1) How long does a low-downtime Databricks migration typically take?

With a phased blue-green approach, the actual cutover window is under four hours. Total migration duration from assessment to decommission is typically 8–16 weeks for most US enterprise environments.

2) Can we migrate from Snowflake to Azure Databricks without any downtime?

Yes. Databricks CDC via APPLY CHANGES INTO supports Snowflake sources. Run both in parallel until row counts converge within tolerance, then switch BI connections. Users experience zero reporting disruption.

3) What is the biggest cause of unplanned downtime during Databricks adoption?

Governance gaps — missing Unity Catalog permissions and unported PII masking rules — cause more post-cutover incidents than data movement issues. Map all legacy ACLs to Unity Catalog before any data migrates.

4) Does Azure Databricks support zero-downtime migration from on-premises Hadoop?

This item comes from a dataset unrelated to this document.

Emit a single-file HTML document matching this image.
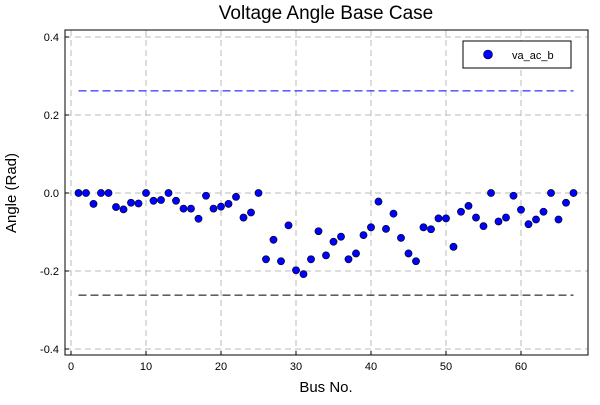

Yes. The CONVERT TO DELTA command transforms Parquet files in-place, and Hive Metastore Federation exposes legacy tables through Unity Catalog while migration completes — keeping downstream consumers operational throughout the transition.

5)How do we keep Power BI dashboards working during the Databricks cutover?

Create a parallel Power BI dataset pointing to Databricks SQL Warehouse. Get stakeholder sign-off on matching numbers before T-0, then swap the published dataset's connection. Dashboard URLs stay unchanged for end users.